By utilizing put options, investors can profit from a downward movement in the underlying stock, adding a layer of flexibility and risk management to their investment portfolios. Beyond these are other technical types, such as employee stock options (ESOs) and Warrants.

Features Of Stock Options

Volatility

The stock’s expected volatility strongly influences options pricing. More volatile stocks tend to have higher option premiums because they offer the potential for greater price swings.

Time Decay

Time decay is a vital aspect of option pricing. The value of options contracts diminishes as they get closer to the expiration date. This is because there is a lower chance of a significant price movement with less time.

Intrinsic and Extrinsic Value

An option’s total value is composed of its intrinsic and extrinsic value. Intrinsic value is how much an option is worth if it is immediately exercised, calculated by the difference between the current stock price and the strike price. Extrinsic value, or time and volatility value, is the price of an option beyond its intrinsic value.

How To Invest In Stock Options?

Investing in stock options involves identifying the right option to buy or write, considering the strategy and the market conditions. The steps to invest include:

  • Select a Strategy: Choose from basic strategies, such as buying calls or puts, to more complex strategies, like strangles and spreads, based on your investment objectives and risk tolerance.

  • Analyze Market Conditions: Determine the market’s direction and the potential impact on the underlying stocks or assets. Technical and fundamental analysis can help guide your predictions.

  • Research Underlying Assets: Know the fundamentals of the companies you are trading options for and the industry and sector trends that may impact their performance.

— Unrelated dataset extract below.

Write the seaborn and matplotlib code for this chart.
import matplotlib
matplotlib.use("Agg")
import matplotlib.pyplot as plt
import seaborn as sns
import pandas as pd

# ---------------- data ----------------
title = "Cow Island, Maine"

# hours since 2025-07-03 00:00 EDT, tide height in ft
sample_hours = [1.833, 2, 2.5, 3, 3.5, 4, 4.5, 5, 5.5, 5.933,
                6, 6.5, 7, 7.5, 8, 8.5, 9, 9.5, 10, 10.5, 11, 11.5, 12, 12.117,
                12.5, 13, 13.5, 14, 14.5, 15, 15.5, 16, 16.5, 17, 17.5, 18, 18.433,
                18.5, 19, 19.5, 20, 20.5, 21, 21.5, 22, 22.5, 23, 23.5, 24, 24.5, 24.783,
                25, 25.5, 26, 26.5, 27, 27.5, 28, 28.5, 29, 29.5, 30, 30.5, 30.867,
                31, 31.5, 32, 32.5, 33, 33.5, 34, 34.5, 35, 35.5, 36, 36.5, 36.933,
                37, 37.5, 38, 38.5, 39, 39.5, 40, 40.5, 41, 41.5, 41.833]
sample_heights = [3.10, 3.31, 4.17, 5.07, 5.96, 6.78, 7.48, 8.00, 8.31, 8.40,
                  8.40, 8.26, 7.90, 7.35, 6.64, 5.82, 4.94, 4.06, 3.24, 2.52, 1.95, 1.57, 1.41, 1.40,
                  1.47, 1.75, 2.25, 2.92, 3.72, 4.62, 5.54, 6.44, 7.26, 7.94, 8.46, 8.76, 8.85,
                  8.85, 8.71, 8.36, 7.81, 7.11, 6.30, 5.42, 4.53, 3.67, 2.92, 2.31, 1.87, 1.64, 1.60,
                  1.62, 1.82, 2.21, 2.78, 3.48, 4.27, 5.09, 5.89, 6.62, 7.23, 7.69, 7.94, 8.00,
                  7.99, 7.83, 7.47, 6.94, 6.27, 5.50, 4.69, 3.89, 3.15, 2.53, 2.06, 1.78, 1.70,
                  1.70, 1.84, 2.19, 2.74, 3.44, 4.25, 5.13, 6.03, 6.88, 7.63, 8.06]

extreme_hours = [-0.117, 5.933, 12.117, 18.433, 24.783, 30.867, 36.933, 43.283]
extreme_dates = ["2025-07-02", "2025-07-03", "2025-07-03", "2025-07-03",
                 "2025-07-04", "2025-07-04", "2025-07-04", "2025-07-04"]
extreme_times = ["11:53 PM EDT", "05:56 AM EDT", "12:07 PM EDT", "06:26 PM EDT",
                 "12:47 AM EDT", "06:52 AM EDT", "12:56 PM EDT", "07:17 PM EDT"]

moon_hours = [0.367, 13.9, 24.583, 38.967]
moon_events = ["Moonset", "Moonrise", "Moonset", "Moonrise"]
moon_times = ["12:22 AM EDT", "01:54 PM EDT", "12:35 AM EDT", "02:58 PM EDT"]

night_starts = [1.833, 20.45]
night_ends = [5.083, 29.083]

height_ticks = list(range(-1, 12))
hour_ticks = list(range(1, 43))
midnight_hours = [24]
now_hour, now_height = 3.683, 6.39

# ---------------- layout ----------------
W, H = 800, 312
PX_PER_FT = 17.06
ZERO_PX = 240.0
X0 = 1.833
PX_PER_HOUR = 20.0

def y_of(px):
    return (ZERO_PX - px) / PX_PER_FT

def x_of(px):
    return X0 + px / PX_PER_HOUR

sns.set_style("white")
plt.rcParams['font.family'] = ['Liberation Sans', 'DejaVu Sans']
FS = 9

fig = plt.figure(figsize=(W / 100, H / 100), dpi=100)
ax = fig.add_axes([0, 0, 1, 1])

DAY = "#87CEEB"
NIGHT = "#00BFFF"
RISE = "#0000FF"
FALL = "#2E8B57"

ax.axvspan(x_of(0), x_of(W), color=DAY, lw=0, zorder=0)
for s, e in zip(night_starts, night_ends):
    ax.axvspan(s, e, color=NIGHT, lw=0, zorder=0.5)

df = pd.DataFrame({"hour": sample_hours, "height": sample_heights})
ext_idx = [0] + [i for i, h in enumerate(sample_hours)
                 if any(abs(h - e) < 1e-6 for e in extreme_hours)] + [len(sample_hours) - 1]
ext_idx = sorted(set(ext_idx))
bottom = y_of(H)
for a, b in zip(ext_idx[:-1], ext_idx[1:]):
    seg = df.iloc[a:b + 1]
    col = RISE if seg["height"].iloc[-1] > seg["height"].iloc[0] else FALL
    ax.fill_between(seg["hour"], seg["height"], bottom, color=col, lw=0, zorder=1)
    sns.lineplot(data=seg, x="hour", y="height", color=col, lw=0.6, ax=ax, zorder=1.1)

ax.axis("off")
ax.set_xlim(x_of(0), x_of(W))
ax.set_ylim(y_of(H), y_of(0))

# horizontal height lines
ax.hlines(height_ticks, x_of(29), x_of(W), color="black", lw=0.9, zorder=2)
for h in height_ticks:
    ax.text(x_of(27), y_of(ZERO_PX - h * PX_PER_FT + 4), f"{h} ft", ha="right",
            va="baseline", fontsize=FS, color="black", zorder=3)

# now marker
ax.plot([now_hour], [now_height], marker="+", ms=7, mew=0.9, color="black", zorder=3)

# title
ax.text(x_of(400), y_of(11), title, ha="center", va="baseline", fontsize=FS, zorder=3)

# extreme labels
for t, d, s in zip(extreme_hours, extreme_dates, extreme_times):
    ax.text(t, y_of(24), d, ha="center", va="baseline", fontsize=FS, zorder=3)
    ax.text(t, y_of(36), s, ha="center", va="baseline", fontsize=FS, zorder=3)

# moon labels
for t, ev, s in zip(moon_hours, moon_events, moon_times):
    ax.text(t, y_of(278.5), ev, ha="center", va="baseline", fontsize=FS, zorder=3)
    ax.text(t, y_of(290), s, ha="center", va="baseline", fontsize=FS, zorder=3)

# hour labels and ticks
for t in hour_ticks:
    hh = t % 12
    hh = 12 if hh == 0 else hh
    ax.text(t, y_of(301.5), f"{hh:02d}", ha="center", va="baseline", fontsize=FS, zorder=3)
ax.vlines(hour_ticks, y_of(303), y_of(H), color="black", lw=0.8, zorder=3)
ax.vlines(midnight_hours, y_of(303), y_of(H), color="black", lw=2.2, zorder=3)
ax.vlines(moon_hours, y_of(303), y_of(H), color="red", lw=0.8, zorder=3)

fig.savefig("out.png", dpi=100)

  • Evaluate the Premiums: The amount you will pay or receive for an option, known as the premium, is a key consideration in your potential returns. Ensure that the premium aligns with your strategy and expected returns.

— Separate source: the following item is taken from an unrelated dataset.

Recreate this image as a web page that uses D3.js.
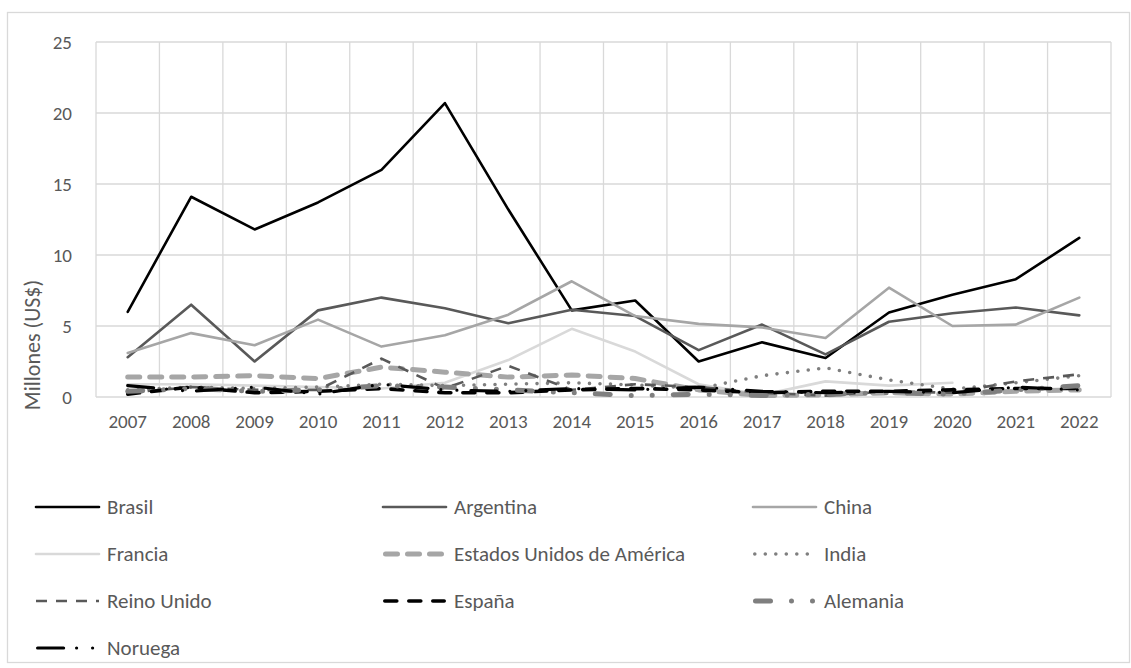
<!DOCTYPE html>
<html>
<head>
<meta charset="utf-8">
<script src="https://cdn.jsdelivr.net/npm/d3@7"></script>
<style>
  html, body { margin: 0; padding: 0; background: #fff; }
  svg text { font-family: Calibri, Carlito, "Open Sans", sans-serif; fill: #595959; }
</style>
</head>
<body>
<svg id="chart" width="1131" height="668"></svg>
<script>
// Years on the category axis
const years = ["2007","2008","2009","2010","2011","2012","2013","2014","2015","2016","2017","2018","2019","2020","2021","2022"];
const yTicks = [0, 5, 10, 15, 20, 25];

// Values per country, millions of US$
const brasil    = [6.0, 14.1, 11.8, 13.7, 16.0, 20.7, 13.2, 6.1, 6.8, 2.5, 3.85, 2.75, 5.95, 7.2, 8.3, 11.2];
const argentina = [2.8, 6.5, 2.5, 6.1, 7.0, 6.25, 5.2, 6.15, 5.7, 3.3, 5.1, 3.0, 5.3, 5.9, 6.3, 5.75];
const china     = [3.1, 4.5, 3.65, 5.45, 3.55, 4.35, 5.8, 8.15, 5.7, 5.15, 4.9, 4.15, 7.7, 5.0, 5.1, 7.0];
const francia   = [0.9, 0.9, 0.8, 0.7, 0.6, 1.0, 2.6, 4.8, 3.2, 0.9, 0.15, 1.1, 0.8, 1.0, null, null];
const eua       = [1.4, 1.4, 1.5, 1.3, 2.1, 1.75, 1.4, 1.55, 1.3, 0.5, 0.1, 0.15, 0.3, 0.2, 0.4, 0.5];
const india     = [0.5, 0.7, 0.6, 0.7, 0.9, 0.8, 0.9, 1.0, 0.85, 0.6, 1.5, 2.05, 1.2, 0.55, 1.0, 1.5];
const reinoUnido= [0.3, 0.7, 0.5, 0.5, 2.7, 0.6, 2.2, 0.5, 0.9, 0.7, 0.3, 0.1, 0.4, 0.3, 1.1, 1.6];
const espana    = [0.2, 0.7, 0.3, 0.4, 0.6, 0.3, 0.3, 0.5, 0.6, 0.5, 0.3, 0.4, 0.4, 0.5, 0.6, 0.6];
const alemania  = [0.4, 0.6, 0.4, 0.5, 0.8, 0.7, 0.5, 0.3, 0.1, 0.2, 0.1, 0.2, 0.3, 0.2, 0.5, 0.8];
const noruega   = [0.8, 0.4, 0.7, 0.2, 0.9, 0.5, 0.4, 0.6, 0.5, 0.7, 0.4, 0.3, 0.4, 0.3, 0.7, 0.5];

const series = [
  { name: "Brasil", values: brasil, color: "#000000", width: 2.6, dash: null, cap: "round" },
  { name: "Argentina", values: argentina, color: "#595959", width: 2.6, dash: null, cap: "round" },
  { name: "China", values: china, color: "#a6a6a6", width: 2.6, dash: null, cap: "round" },
  { name: "Francia", values: francia, color: "#d9d9d9", width: 2.6, dash: null, cap: "round" },
  { name: "Estados Unidos de América", values: eua, color: "#a6a6a6", width: 5, dash: "12 10", cap: "round" },
  { name: "India", values: india, color: "#7f7f7f", width: 3.6, dash: "0 10.5", cap: "round" },
  { name: "Reino Unido", values: reinoUnido, color: "#595959", width: 2.6, dash: "11 9", cap: "butt" },
  { name: "España", values: espana, color: "#000000", width: 3.6, dash: "12 12", cap: "round" },
  { name: "Alemania", values: alemania, color: "#7f7f7f", width: 5, dash: "15 21 0 21 0 21", cap: "round" },
  { name: "Noruega", values: noruega, color: "#000000", width: 3.2, dash: "26 13 0 16 0 14", cap: "round" }
];

const svg = d3.select("#chart");
const plot = { left: 96, right: 1111, top: 42, bottom: 397 };

// Outer chart border
svg.append("rect")
  .attr("x", 7.5).attr("y", 12.5)
  .attr("width", 1122).attr("height", 650)
  .attr("fill", "#fff").attr("stroke", "#d9d9d9").attr("stroke-width", 1.3);

const x = d3.scaleBand().domain(years).range([plot.left, plot.right]).paddingInner(0).paddingOuter(0);
const y = d3.scaleLinear().domain([0, 25]).range([plot.bottom, plot.top]);

// Horizontal gridlines
svg.append("g").selectAll("line").data(yTicks).join("line")
  .attr("x1", plot.left).attr("x2", plot.right)
  .attr("y1", d => y(d)).attr("y2", d => y(d))
  .attr("stroke", "#d9d9d9").attr("stroke-width", 1.3);

// Vertical gridlines at category boundaries
const bounds = years.map(d => x(d)).concat([plot.right]);
svg.append("g").selectAll("line").data(bounds).join("line")
  .attr("x1", d => d).attr("x2", d => d)
  .attr("y1", plot.top).attr("y2", plot.bottom)
  .attr("stroke", "#d9d9d9").attr("stroke-width", 1.3);

// Y axis labels
const yAxis = svg.append("g")
  .attr("transform", `translate(${plot.left - 24},0)`)
  .call(d3.axisLeft(y).tickValues(yTicks).tickSize(0).tickPadding(0));
yAxis.select(".domain").remove();
yAxis.selectAll("text").style("font-size", "19px").attr("dy", "0.35em");

// X axis labels
const xAxis = svg.append("g")
  .attr("transform", `translate(0,${plot.bottom})`)
  .call(d3.axisBottom(x).tickSize(0).tickPadding(18));
xAxis.select(".domain").remove();
xAxis.selectAll("text").style("font-size", "19px");

// Y axis title
svg.append("text")
  .attr("transform", "translate(40,345) rotate(-90)")
  .attr("text-anchor", "middle")
  .style("font-size", "22px")
  .text("Millones (US$)");

// Lines
const line = d3.line()
  .defined(d => d.v !== null)
  .x(d => x(d.year) + x.bandwidth() / 2)
  .y(d => y(d.v));

svg.append("g").selectAll("path").data(series).join("path")
  .attr("d", s => line(s.values.map((v, i) => ({ year: years[i], v }))))
  .attr("fill", "none")
  .attr("stroke", s => s.color)
  .attr("stroke-width", s => s.width)
  .attr("stroke-dasharray", s => s.dash)
  .attr("stroke-linecap", s => s.cap)
  .attr("stroke-linejoin", "round");

// Legend: three columns, four rows
const legCols = [36, 383, 753];
const legRows = [507, 554, 601, 648];
const leg = svg.append("g").selectAll("g").data(series).join("g")
  .attr("transform", (s, i) => `translate(${legCols[i % 3]},${legRows[Math.floor(i / 3)]})`);
leg.append("line")
  .attr("x1", s => s.cap === "round" && s.dash ? s.width / 2 : 0)
  .attr("x2", s => s.cap === "round" && s.dash ? 63 - s.width / 2 : 63)
  .attr("stroke", s => s.color)
  .attr("stroke-width", s => s.width)
  .attr("stroke-dasharray", s => s.dash)
  .attr("stroke-linecap", s => s.cap);
leg.append("text")
  .attr("x", 71).attr("dy", "0.35em")
  .style("font-size", "21px")
  .text(s => s.name);
</script>
</body>
</html>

  • Monitor Your Position: Keep an eye on your options before and after you have purchased them. Knowing when to cut losses or take profits is as crucial as the initial investment decision.

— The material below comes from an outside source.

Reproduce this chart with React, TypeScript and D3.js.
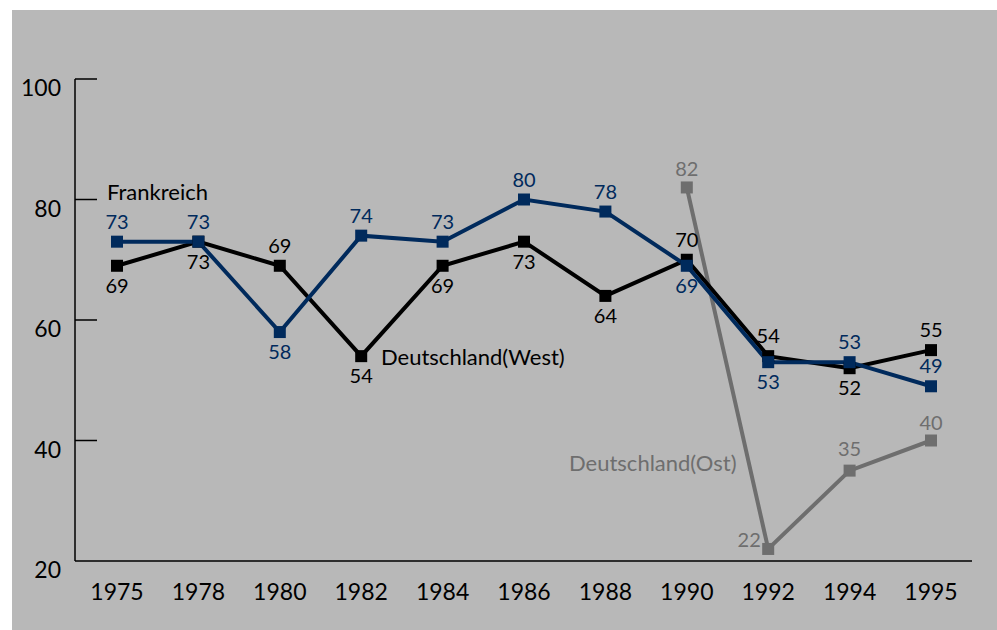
import React, { useEffect } from 'react';
import * as d3 from 'd3';

const years = ['1975', '1978', '1980', '1982', '1984', '1986', '1988', '1990', '1992', '1994', '1995'];
const frankreich = [73, 73, 58, 74, 73, 80, 78, 69, 53, 53, 49];
const west = [69, 73, 69, 54, 69, 73, 64, 70, 54, 52, 55];
const ostYears = ['1990', '1992', '1994', '1995'];
const ost = [82, 22, 35, 40];
const yTicks = [20, 40, 60, 80, 100];

// where each value label sits: a = above, b = below
const frPlace = ['a', 'a', 'b', 'a', 'a', 'a', 'a', 'b', 'b', 'a', 'a'];
const westPlace = ['b', 'b', 'a', 'b', 'b', 'b', 'b', 'a', 'a', 'b', 'a'];

const W = 997;
const H = 630;
const FONT = 'Lato, "Noto Sans", sans-serif';
const BLUE = '#002a5c';
const GREY = '#6e6e6e';

const App: React.FC = () => {
  useEffect(() => {
    document.body.style.margin = '0';
  }, []);

  const x = d3.scalePoint<string>().domain(years).range([117, 931]);
  const y = d3.scaleLinear().domain([20, 100]).range([561, 79]);

  const line = d3
    .line<[string, number]>()
    .x((d) => x(d[0]) as number)
    .y((d) => y(d[1]));

  const frData = years.map((yr, i) => [yr, frankreich[i]] as [string, number]);
  const westData = years.map((yr, i) => [yr, west[i]] as [string, number]);
  const ostData = ostYears.map((yr, i) => [yr, ost[i]] as [string, number]);

  const sq = 12;

  const markers = (data: [string, number][], color: string) =>
    data.map((d) => (
      <rect
        key={d[0]}
        x={(x(d[0]) as number) - sq / 2}
        y={y(d[1]) - sq / 2}
        width={sq}
        height={sq}
        fill={color}
      />
    ));

  const labels = (data: [string, number][], place: string[], color: string) =>
    data.map((d, i) => (
      <text
        key={d[0]}
        x={x(d[0]) as number}
        y={y(d[1]) + (place[i] === 'a' ? -20 : 20)}
        dy="0.35em"
        textAnchor="middle"
        fill={color}
        fontSize={20}
      >
        {d[1]}
      </text>
    ));

  const ostOffsets: [number, number][] = [[0, -18], [-19, -9], [0, -22], [0, -18]];

  return (
    <svg width={W} height={H} style={{ display: 'block' }} fontFamily={FONT}>
      <rect x={0} y={0} width={W} height={H} fill="#ffffff" />
      <rect x={12} y={10} width={W - 12} height={H - 10} fill="#b8b8b8" />

      {/* axes */}
      <line x1={75} x2={75} y1={y(100)} y2={y(20)} stroke="#000" strokeWidth={1.5} />
      <line x1={75} x2={972} y1={y(20)} y2={y(20)} stroke="#000" strokeWidth={1.5} />
      {yTicks.map((t) => (
        <g key={t}>
          {t !== 20 && <line x1={75} x2={97} y1={y(t)} y2={y(t)} stroke="#000" strokeWidth={1.5} />}
          <text x={61} y={y(t) + 9} dy="0.35em" textAnchor="end" fontSize={23} fill="#000">
            {t}
          </text>
        </g>
      ))}
      {years.map((yr) => (
        <text key={yr} x={x(yr) as number} y={592} dy="0.35em" textAnchor="middle" fontSize={23} fill="#000">
          {yr}
        </text>
      ))}

      {/* lines */}
      <path d={line(ostData) ?? ''} fill="none" stroke={GREY} strokeWidth={4} />
      <path d={line(westData) ?? ''} fill="none" stroke="#000" strokeWidth={4} />
      <path d={line(frData) ?? ''} fill="none" stroke={BLUE} strokeWidth={4} />
      {markers(ostData, GREY)}
      {markers(westData, '#000')}
      {markers(frData, BLUE)}

      {/* value labels */}
      {labels(westData, westPlace, '#000')}
      {labels(frData, frPlace, BLUE)}
      {ostData.map((d, i) => (
        <text
          key={d[0]}
          x={(x(d[0]) as number) + ostOffsets[i][0]}
          y={y(d[1]) + ostOffsets[i][1]}
          dy="0.35em"
          textAnchor="middle"
          fill={GREY}
          fontSize={20}
        >
          {d[1]}
        </text>
      ))}

      {/* series names */}
      <text x={107} y={192} dy="0.35em" fontSize={22} fill="#000">Frankreich</text>
      <text x={381} y={357} dy="0.35em" fontSize={22} fill="#000">Deutschland(West)</text>
      <text x={569} y={463} dy="0.35em" fontSize={22} fill={GREY}>Deutschland(Ost)</text>
    </svg>
  );
};

export default App;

How To Calculate The Value Of Your Stock Options?

To calculate the value of your stock options, you’ll need to understand two main types of stock options: Incentive (ISOs) and Non-Qualified (NSOs). The calculation method is similar for both, but they are taxed differently.

Basic Calculation

The basic idea behind its value is to calculate the difference between the stock’s market price when you plan to exercise your options and the strike price at which you’re allowed to buy the stock.

Formula

Value of Stock Options=(Current Market Price−Strike Price)×Number of OptionsValue of Stock Options=(Current Market Price−Strike Price)×Number of Options

Considerations For Real-World Calculation

  1. Vesting Period: You can only exercise your options after they have vested. If your company has a four-year vesting schedule, you may not exercise all your options immediately.

  2. Expiration Date: If you don’t exercise your options before expiration, they become worthless.

  3. Taxes: The difference between the market price and the strike price at the time of exercise is subject to taxation. ISOs and NSOs are taxed differently, potentially qualifying for more favorable tax treatment if conditions are met.

  4. Market Conditions: The current market price can fluctuate, affecting the value of your options. The calculation above assumes you can predict or know the current market price, which is not always true.

  5. Liquidity and Sale: Even if your options are “in the money” (the current market price is higher than the strike price), you need to be able to sell the shares to realize the gain. Market conditions, lock-up periods following an IPO, and company rules on share sales can influence this.

  6. How to Exercise Stock Options?

    Exercising stock options involves implementing the rights granted by the options contract. Here’s how you can do it:

    1. Determine the Right Time: Assess market conditions and the performance of the underlying stock to determine the optimal time to exercise your options.

    2. Provide Funds or Stock: If you hold a call option, you must provide the funds to buy the underlying stock at the strike price. If you hold a put option, you will need to provide the stock to sell at the strike price.

    3. Complete the Transaction: Your broker will facilitate the transaction, and you will either receive the underlying stock (for call options) or the proceeds from selling the stock (for put options).

    4. Monitor Tax Implications: Be aware of any tax liabilities arising from exercising options. Consult a tax advisor if necessary.

    How Can I Buy Stock Options?

    Buying stock options involves a straightforward process. Here’s a step-by-step guide:

    1. Open a Trading Account: To buy stock options, you need a trading account with a brokerage that offers options trading. Ensure that the broker provides comprehensive tools and resources for options trading.

    2. Fund Your Account: Deposit sufficient funds into your trading account to cover the cost of the options and any associated fees.

    3. Select the Options: Use your service provider’s trading platform to research and select the stock options you wish to buy. Consider factors such as strike price, expiration date, and volatility.

    4. Place the Order: Enter the details of your options trade, including the type of option (call or put), the number of contracts, the strike price, and the expiration date. Confirm and place the order.

    5. Monitor Your Investment: Regularly review your options, position, and market conditions. Adjust your strategy as needed to maximize your returns.

    Conclusion

    As with any investment, thorough research, risk management, and strategic planning are key to maximizing stock options. Whether you are employing options for their hedging capabilities, leveraging power, or as an addition to your portfolio, a deep dive into this realm of finance can present exciting opportunities for both seasoned and new investors alike.